Man arrested in killing of 6-year-old Police say "turf war" led to fatal W. Baltimore shooting.


The pigtailed girl died from a gunshot blast to her head after attending a block party and clapping to the music of an anti-drug concert.

Tiffany Smith, the 6-year-old killed Tuesday during a wild shoot-out, had sat on the curb during the block party in her West Baltimore neighborhood.

She had clapped as Nathaniel T. Rice and the P.S. MAD Kids (Parents, Students Moving Against Drugs) performed anti-drug songs in the street.

Two and a half hours later, at 10:40 p.m., residents sat on front steps as children played on the sidewalk. It was a warm summer night in the city.

Two gunmen suddenly faced off in the 1800 block of N. Rosedale St. Police spokesman Dennis Hill said one stood on the southwest corner of Rosedale at Westwood Avenue, the other on the northeast corner of Rosedale at North Avenue.

Hill estimated the distance between the men at 125 feet.

They started shooting at one another with handguns. People on the street scrambled for cover, except for Tiffany Smith, who collapsed on the sidewalk, struck by a bullet in the head. She died a half-hour later.

No one else was wounded. The gunmen ran away.

Shortly before 3 p.m. yesterday, a 20-year-old Anne Arundel County man turned himself in at police headquarters, Hill said.

The police charged the man, Guy Bernard Wilson of the 300 block of Jennings Road in Severna Park, with the murder of Tiffany Smith and the use of a handgun during the commission of a felony.

Wilson was locked up without bail at the Southwestern District police station pending a bail review hearing today in District Court.

Hill said the gun battle was apparently some sort of turf war. It is not clear whether the war was over drugs or a woman or something else, Hill said.
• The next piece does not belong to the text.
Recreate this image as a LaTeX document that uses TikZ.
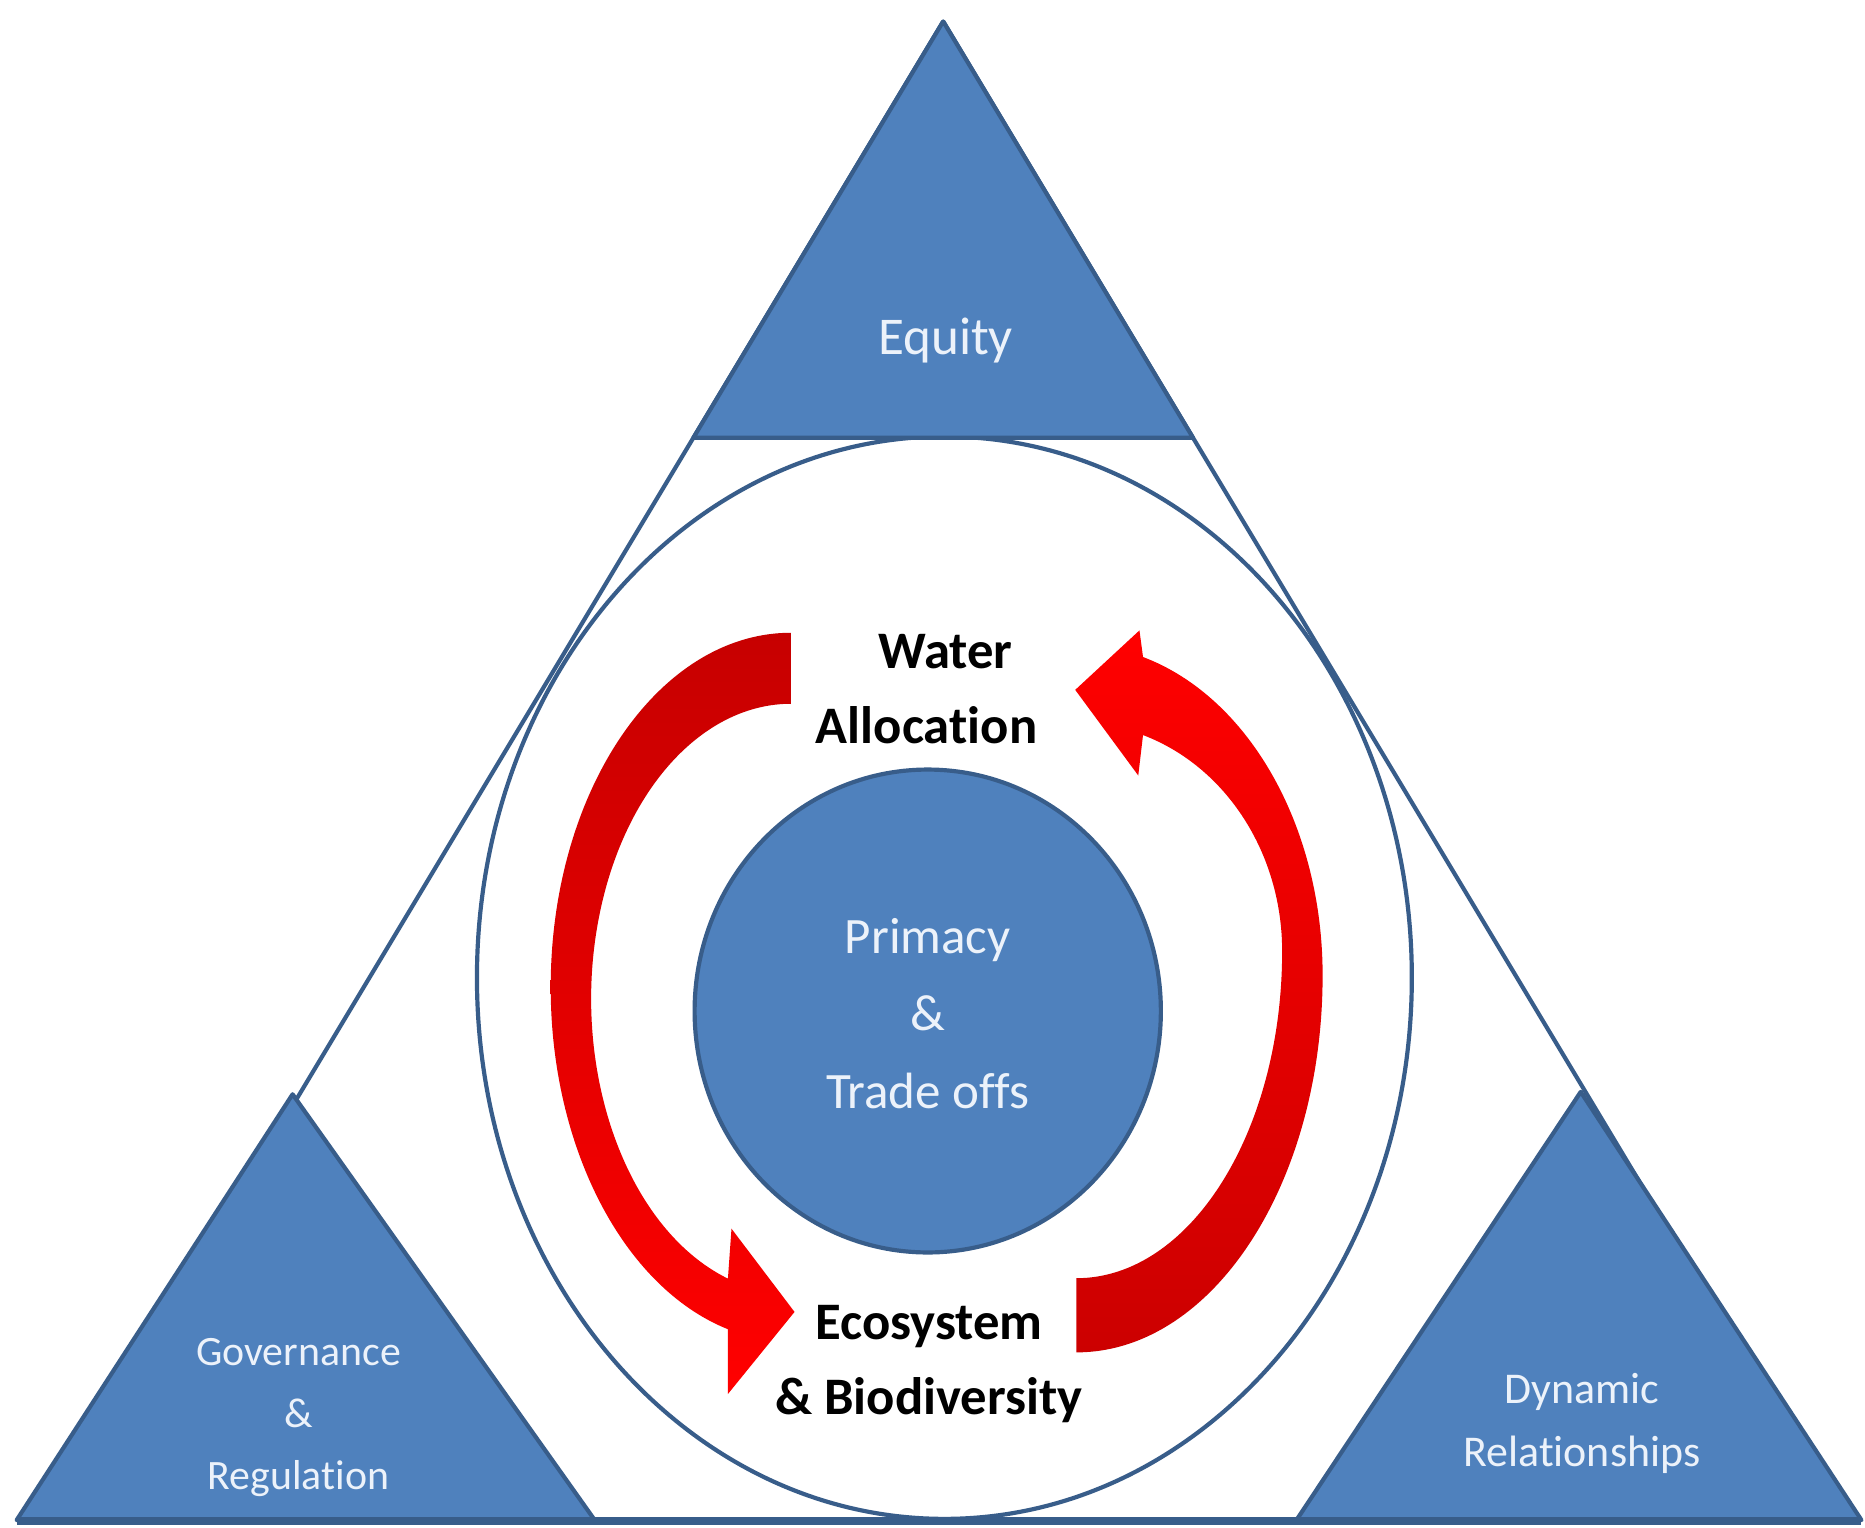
\documentclass[tikz,border=0pt]{standalone}
\usepackage{fontspec}
\setmainfont{Carlito}[Ligatures=NoCommon]
\definecolor{boxblue}{RGB}{79,129,189}
\definecolor{edgeblue}{RGB}{56,93,138}
\definecolor{paletext}{RGB}{236,242,250}

\begin{document}
\begin{tikzpicture}[x=0.01cm,y=-0.01cm,
    corner/.style={fill=boxblue,draw=edgeblue,line width=1pt,line join=round},
    ring/.style={draw=edgeblue,line width=1pt},
    pale/.style={text=paletext,align=center},
    dark/.style={text=black,align=center,font=\bfseries\fontsize{12.6}{17.9}\selectfont}]
  \useasboundingbox (0,0) rectangle (1568,1284);
  \fill[white] (0,0) rectangle (1568,1284);
  % Frame
  \draw[ring] (793,18) -- (37,1278) (793,18) -- (1549,1278);
  \draw[ring] (794,822) ellipse (393 and 455);
  % Corners
  \draw[corner] (793,18) -- (1003,368) -- (583,368) -- cycle;
  \draw[corner] (246,920) -- (500,1278) -- (14,1278) -- cycle;
  \draw[corner] (1329,918) -- (1565,1278) -- (1090,1278) -- cycle;
  \draw[edgeblue,line width=2pt] (14,1279) -- (1565,1279);
  % Hub
  \draw[corner] (780,850) ellipse (196 and 203);
  % Arrows
  \shade[top color=red!78!black, middle color=red, bottom color=red]
    (665,592) -- (665,532)
    arc[start angle=-90, end angle=-254.8, x radius=202, y radius=298]
    -- (612,1172) -- (668,1103) -- (615,1033) -- (612,1075)
    arc[start angle=-251.6, end angle=-90, x radius=168, y radius=248]
    -- cycle;
  \shade[top color=red, middle color=red, bottom color=red!80!black]
    (905,1075) -- (905,1137)
    arc[start angle=90, end angle=0, x radius=207, y radius=317]
    arc[start angle=0, end angle=-74.3, x radius=207, y radius=278]
    -- (958,530) -- (904,580) -- (957,652) -- (961,618)
    arc[start angle=-71.1, end angle=0, x radius=173, y radius=192]
    arc[start angle=0, end angle=90, x radius=173, y radius=275]
    -- cycle;
  % Labels
  \node[pale,font=\fontsize{12.7}{15}\selectfont,anchor=base] (equity) at (795,298) {Equity};
  \node[pale,font=\fontsize{12.2}{18.5}\selectfont] (primacy) at (780,852) {Primacy\\\&\\Trade offs};
  \node[pale,font=\fontsize{10}{14.8}\selectfont] (governance) at (251,1192) {Governance\\\&\\Regulation};
  \node[pale,font=\fontsize{10.5}{15}\selectfont] (dynamic) at (1330,1197) {Dynamic\\Relationships};
  \node[dark] (water) at (779,579) {\hspace*{9pt}Water\\Allocation};
  \node[dark] (ecosystem) at (781,1147) {Ecosystem\\\&\ Biodiversity};
\end{tikzpicture}
\end{document}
The police recovered seven 9mm shell casings from the street, but after talking to witnesses believe 14 to 16 shots were fired, Hill said.

No guns have been recovered, he said, but the number of shots indicates at least one of the guns was semiautomatic with a clip, he said.

The police today continued to search for the second gunman.

Mayor Kurt L. Schmoke visited Tiffany's family last night in the 3000 block of W. North Ave. Afterward he said: "When something like this happens, we all lose a little something of ourselves."

Tiffany would have turned 7 in three weeks and entered the second grade at Edgewood Elementary School in September. She was playing with her doll, Kelly, and a friend, Quinyaetta Winfield, 8, when she was shot.

They were outside Quinyaetta's house, where Tiffany was going to spend the night.

"I miss her already," Quinyaetta said yesterday.

She said her friend was a happy girl who wanted to be a nurse when she grew up.

After visiting Tiffany's mother and other relatives last night, Schmoke said he would look into whether the police could do a better job in the area.

But he noted that residents told him a foot patrolman had walked through the neighborhood 15 minutes before Tuesday night's shoot-out.

Shootings are commonplace, and drug dealers operate on the streets every day, said people who live and work in the area.

"That's nothing new," Annie Wright, a business owner, said of the shoot-out. "It just happened to catch a child in the cross-fire."

Wright owns Professional Cleaners at North Avenue and Rosedale Street. She is president of the Hilton North Merchants Association, which, she admitted, has not been active lately.

But the problems in the neighborhood -- drugs, unemployment, hopelessness -- cannot be solved by any organization, she said.

"People have been coming in here all day and saying, 'Shame. Ain't that a shame.' " she said. "Yes, it is a shame that that little girl had to get killed. But it's not going to stop. Nothing's going to change."

James Mears agreed. He is president of the Winchester Improvement Association and a member of the Alliance of Rosemont Community Organizations, the umbrella group for area neighborhood associations.

Sure, he said, a greater police presence would help. But the area needs recreational activities for youngsters, tougher loitering laws and stricter enforcement, day camps, church activities and a completely new value system, he said.

Reporters focus attention on a community after a tragedy, Mears said, but then the reporters leave, "and the same people are hanging on the same corners. That environment is still there, and a new tragedy can happen tomorrow."

Herman Pittman, who owns Pittman's Sensuous Women beauty salon in the 3100 block of W. North Ave., said the problem is a lethal mix of guns and drugs.

And, he said, lawmakers, the National Rifle Association and gun dealers are as much to blame for Tiffany Smith's murder as the man who pulled the trigger.

He said he had closed his shop Tuesday night when he heard what sounded like cannons exploding. He ran around the corner, where Tiffany lay in a pool of blood.

A couple of hours earlier, Pittman had noticed the girl sitting on the curb clapping in time to the music during the block party.

"Then, I looked at that little girl," he said. "I looked down on that little girl, and it was bad. It was extremely bad to see a 6-year-old girl shot in the head."